Treatment of idiopathic thrombocytopenic purpura can include platelet monitoring, medication and surgery, according to Mayo Clinic. The patient's age and the severity of the symptoms determine the appropriate treatment for ITP.
The majority of children with ITP recover with no treatment, with about 80 percent making a full recovery within six months of onset, and even many who develop chronic ITP eventually recover without requiring treatment, reports Mayo Clinic. Likewise, in adults, mild cases of ITP may only require platelet monitoring.

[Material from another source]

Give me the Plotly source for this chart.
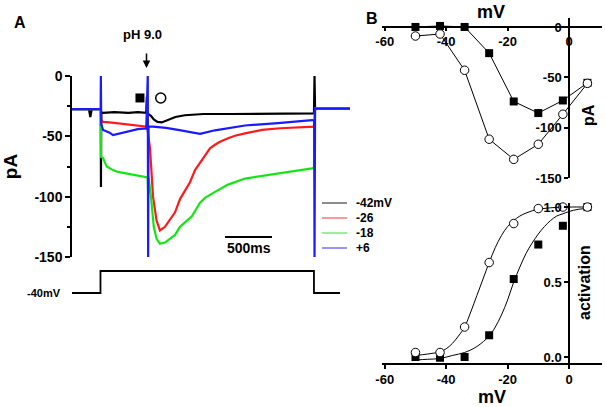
import plotly.graph_objects as go

W, H = 605, 407
def px(x): return x / W
def py(y): return 1 - y / H

# ---------------- Panel A data (time in ms, current in pA) ----------------
t_black = [0, 180, 195, 210, 306, 308, 311, 330, 450, 600, 700, 790, 796, 802, 840, 870, 910, 954,
           1000, 1100, 1200, 1400, 1700, 2000, 2300, 2574, 2580, 2586, 2800, 2960]
i_black = [-27.5, -27.5, -34, -27.5, -27.5, -92, -30, -30.5, -30, -30.5, -30, -30.5, -17, -31, -33, -36, -38, -38.5,
           -37, -34, -32.5, -31.5, -31.5, -31.5, -31.5, -31, 0, -27, -27, -27]

t_red = [0, 306, 310, 330, 400, 500, 600, 700, 800, 830, 862, 900, 936, 989, 1043, 1096, 1149, 1202, 1255,
         1309, 1362, 1415, 1468, 1521, 1574, 1660, 1734, 1840, 2021, 2213, 2426, 2574, 2586, 2800, 2960]
i_red = [-27.5, -27.5, -36, -38, -38.5, -39.5, -40, -41, -42, -60, -100, -120, -128, -125, -119, -113, -102, -95, -88,
         -78, -72, -65, -60, -57, -54.5, -51.6, -49.5, -47.5, -44.7, -43.3, -42.5, -42, -27, -27, -27]

t_green = [0, 306, 309, 330, 369, 436, 489, 600, 670, 795, 805, 810, 815, 840, 870, 900, 936, 989, 1096, 1149,
           1277, 1362, 1415, 1521, 1660, 1840, 2021, 2191, 2372, 2553, 2574, 2586, 2800, 2960]
i_green = [-27.5, -27.5, -67, -68, -75, -78, -79.5, -81, -82, -83.4, -84, -97, -84, -100, -125, -135, -139, -138,
           -131.7, -125, -116, -105, -101, -96, -90, -85, -83, -80.6, -79, -76.5, -76, -27, -27, -27]

t_blue = [0, 305, 307, 311, 330, 400, 436, 489, 596, 700, 790, 806, 810, 814, 862, 1000, 1128, 1273, 1362,
          1521, 1840, 2191, 2553, 2576, 2580, 2586, 2800, 2960]
i_blue = [-27.5, -27.5, 0, -40, -44.7, -47, -49, -48, -46, -44, -43.4, 0, -150, -42, -42, -43, -44.7, -47, -48,
          -45, -41, -39, -36.5, -37, -150, -27, -27, -27]

trace_names = ["-42mV", "-26", "-18", "+6"]
trace_colors = ["#000000", "#ff1a1a", "#14e614", "#1a1aff"]

# voltage protocol (schematic)
t_prot = [0, 303, 303, 2574, 2574, 2851]
v_prot = [-40, -40, 0, 0, -40, -40]

# symbols marking measurement points
mark_t = [723, 944]
mark_i = [-18.2, -18.2]

# ---------------- Panel B data ----------------
mv = [-50, -42, -34, -26, -18, -10, -2, 6]
peak_sq = [0, 1, 0, -26, -74, -85.5, -73, -55.5]
peak_circ = [-9, -7, -43, -111.5, -131.5, -116.5, -86.7, -56]

act_sq = [0.0, -0.005, 0.0, 0.145, 0.52, 0.75, 0.875, 1.0]
act_circ = [0.03, 0.03, 0.2, 0.63, 0.89, 0.99, 1.0, 1.0]

fit_mv = [-50, -46, -42, -40, -38, -36, -34, -32, -30, -28, -26, -24, -22, -20, -18, -16, -14, -12, -10, -6, 0, 6]
fit_circ = [0.01, 0.02, 0.035, 0.055, 0.09, 0.14, 0.2, 0.3, 0.41, 0.52, 0.63, 0.73, 0.81, 0.87, 0.91, 0.94,
            0.96, 0.975, 0.985, 0.995, 1.0, 1.0]
fit_mv2 = [-50, -46, -42, -38, -34, -30, -26, -24, -22, -20, -18, -16, -14, -12, -10, -8, -6, -4, -2, 0, 3, 6]
fit_sq = [-0.02, -0.015, -0.01, 0.01, 0.03, 0.07, 0.14, 0.2, 0.28, 0.38, 0.5, 0.6, 0.69, 0.76, 0.82, 0.87,
          0.91, 0.94, 0.955, 0.97, 0.985, 0.99]

FONT = "Liberation Sans, Arial, sans-serif"
fig = go.Figure()

# Panel A traces
for t, i, nm, c in zip([t_black, t_red, t_green, t_blue], [i_black, i_red, i_green, i_blue], trace_names, trace_colors):
    fig.add_trace(go.Scatter(x=t, y=i, mode="lines", name=nm, line=dict(color=c, width=2.2),
                             xaxis="x", yaxis="y", showlegend=False))

fig.add_trace(go.Scatter(x=[mark_t[0]], y=[mark_i[0]], mode="markers",
                         marker=dict(symbol="square", size=9, color="black"), xaxis="x", yaxis="y", showlegend=False))
fig.add_trace(go.Scatter(x=[mark_t[1]], y=[mark_i[1]], mode="markers",
                         marker=dict(symbol="circle", size=10, color="white", line=dict(color="black", width=1.5)),
                         xaxis="x", yaxis="y", showlegend=False))

fig.add_trace(go.Scatter(x=t_prot, y=v_prot, mode="lines", line=dict(color="black", width=1.8),
                         xaxis="x2", yaxis="y2", showlegend=False))

# Panel B top: I-V
fig.add_trace(go.Scatter(x=mv, y=peak_sq, mode="lines+markers", line=dict(color="black", width=1),
                         marker=dict(symbol="square", size=8, color="black"),
                         xaxis="x3", yaxis="y3", showlegend=False, cliponaxis=False))
fig.add_trace(go.Scatter(x=mv, y=peak_circ, mode="lines+markers", line=dict(color="black", width=1),
                         marker=dict(symbol="circle", size=8.5, color="white", line=dict(color="black", width=1)),
                         xaxis="x3", yaxis="y3", showlegend=False, cliponaxis=False))

# Panel B bottom: activation
fig.add_trace(go.Scatter(x=fit_mv2, y=fit_sq, mode="lines", line=dict(color="black", width=1, shape="spline"),
                         xaxis="x4", yaxis="y4", showlegend=False))
fig.add_trace(go.Scatter(x=fit_mv, y=fit_circ, mode="lines", line=dict(color="black", width=1, shape="spline"),
                         xaxis="x4", yaxis="y4", showlegend=False))
fig.add_trace(go.Scatter(x=mv, y=act_sq, mode="markers",
                         marker=dict(symbol="square", size=8, color="black"),
                         xaxis="x4", yaxis="y4", showlegend=False, cliponaxis=False))
fig.add_trace(go.Scatter(x=mv, y=act_circ, mode="markers",
                         marker=dict(symbol="circle", size=8.5, color="white", line=dict(color="black", width=1)),
                         xaxis="x4", yaxis="y4", showlegend=False, cliponaxis=False))

bold = dict(family=FONT, color="black", weight="bold")
def f(size): return dict(bold, size=size)

t_per_px = 500 / 47.0
t_range = [0, (350 - 72) * t_per_px]

def neg(vals, fmt="{:g}"):
    return [fmt.format(v) for v in vals]

axis_common = dict(showline=True, linecolor="black", linewidth=1.5, tickwidth=1.5, tickcolor="black",
                   showgrid=False, zeroline=False, automargin=False)

fig.update_layout(
    width=W, height=H, margin=dict(l=0, r=0, t=0, b=0, autoexpand=False), autosize=False,
    paper_bgcolor="white", plot_bgcolor="rgba(0,0,0,0)", showlegend=False,
    font=dict(family=FONT, color="black"),
    xaxis=dict(domain=[px(72), px(350)], range=t_range, visible=False, anchor="y", automargin=False),
    yaxis=dict(axis_common, domain=[py(257), py(76)], range=[-150, 0], anchor="x",
               ticks="outside", ticklen=5,
               tickvals=[0, -50, -100, -150], ticktext=neg([0, -50, -100, -150]), tickfont=f(14),
               minor=dict(tickvals=[-25, -75, -125], ticks="outside", ticklen=3, tickwidth=1.5, tickcolor="black"),
               title=dict(text="pA", font=f(19), standoff=12)),
    xaxis2=dict(domain=[px(72), px(350)], range=t_range, visible=False, anchor="y2", automargin=False),
    yaxis2=dict(domain=[py(300), py(265)], range=[-52.7, 10.9], visible=False, anchor="x2", automargin=False),
    xaxis3=dict(axis_common, domain=[px(382), px(602)], range=[-60.9, 10.75], anchor="free", position=py(27),
                side="bottom", ticks="outside", ticklen=3,
                tickvals=[-60, -40, -20, 0], ticktext=neg([-60, -40, -20, 0]), tickfont=f(13)),
    yaxis3=dict(axis_common, domain=[py(178), py(18)], range=[-150, 8.9], anchor="free", position=px(569),
                side="left", ticks="outside", ticklen=4,
                tickvals=[0, -50, -100, -150], ticktext=neg([0, -50, -100, -150]), tickfont=f(13)),
    xaxis4=dict(axis_common, domain=[px(382), px(602)], range=[-60.9, 10.75], anchor="y4", side="bottom",
                ticks="outside", ticklen=4,
                tickvals=[-60, -40, -20, 0], ticktext=neg([-60, -40, -20, 0]), tickfont=f(13),
                title=dict(text="mV", font=f(18), standoff=4)),
    yaxis4=dict(axis_common, domain=[py(363), py(203)], range=[-0.04, 1.027], anchor="free", position=px(569),
                side="left", ticks="outside", ticklen=4,
                tickvals=[0, 0.5, 1.0], ticktext=["0.0", "0.5", "1.0"], tickfont=f(13)),
)

shapes = []
annotations = []
# scale bar 500 ms
bar_t0 = (225 - 72) * t_per_px
shapes.append(dict(type="line", xref="x", yref="paper", x0=bar_t0, x1=bar_t0 + 500, y0=py(237), y1=py(237),
                   line=dict(color="black", width=2)))
annotations.append(dict(text="500ms", xref="x", yref="paper", x=bar_t0 + 250, y=py(248), showarrow=False,
                        font=f(14), xanchor="center", yanchor="middle"))
# manual legend
for k, (nm, c) in enumerate(zip(trace_names, trace_colors)):
    yy = 203 + 15 * k
    shapes.append(dict(type="line", xref="paper", yref="paper", x0=px(322), x1=px(347), y0=py(yy), y1=py(yy),
                       line=dict(color=c, width=1.2), opacity=0.75))
    annotations.append(dict(text=nm, xref="paper", yref="paper", x=px(354), y=py(yy), showarrow=False,
                            font=f(12), xanchor="left", yanchor="middle"))
# pH arrow + label
annotations.append(dict(text="", xref="x", yref="paper", x=(146.5 - 72) * t_per_px, y=py(68), ax=0, ay=-16,
                        showarrow=True, arrowhead=2, arrowsize=1, arrowwidth=1.5, arrowcolor="black"))
annotations.append(dict(text="pH 9.0", xref="x", yref="paper", x=(142.5 - 72) * t_per_px, y=py(34),
                        showarrow=False, font=f(13), xanchor="center", yanchor="middle"))
# holding potential label
annotations.append(dict(text="-40mV", xref="paper", yref="y2", x=px(63), y=-40, showarrow=False,
                        font=f(11), xanchor="right", yanchor="middle"))
# panel letters
annotations.append(dict(text="A", xref="paper", yref="paper", x=px(20), y=py(22), showarrow=False,
                        font=f(16), xanchor="center", yanchor="middle"))
annotations.append(dict(text="B", xref="paper", yref="paper", x=px(372), y=py(18), showarrow=False,
                        font=f(16), xanchor="center", yanchor="middle"))
# axis titles of panel B drawn at their reference positions
annotations.append(dict(text="mV", xref="paper", yref="paper", x=px(491), y=py(12), showarrow=False,
                        font=f(18), xanchor="center", yanchor="middle"))
annotations.append(dict(text="pA", xref="paper", yref="paper", x=px(588), y=py(115), showarrow=False,
                        font=f(16), textangle=-90, xanchor="center", yanchor="middle"))
annotations.append(dict(text="activation", xref="paper", yref="paper", x=px(584), y=py(283), showarrow=False,
                        font=f(16), textangle=-90, xanchor="center", yanchor="middle"))

fig.update_layout(shapes=shapes, annotations=annotations)
fig.write_html("out.html", config={"displayModeBar": False},
               post_script="document.body.style.margin='0';document.body.style.overflow='hidden';")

If symptoms are more severe, the first line of treatment is a corticosteroid medication, such as prednisone, Mayo Clinic advises. These medications decrease immune system activity in order to raise platelet levels. A typical course is two to six weeks. Other medications that doctors sometimes prescribe include intravenous immune globulin, which can raise blood levels quickly when needed, such as for surgery; romiplostim and eltrombopag, which help bone marrow produce more platelets; and rituximab, which decreases immune system response.
If symptoms do not respond to medication, splenectomy, or the surgical removal of the spleen, is sometimes an option, according to Mayo Clinic. This provides an immediate increase in platelet count, though living without a spleen makes a person more susceptible to infection. As with any surgery, surgical complications are also possible. Splenectomy used to be a routine treatment for ITP but is performed more rarely today. In particular, it is not generally performed on children, due to their high rate of recovery without treatment.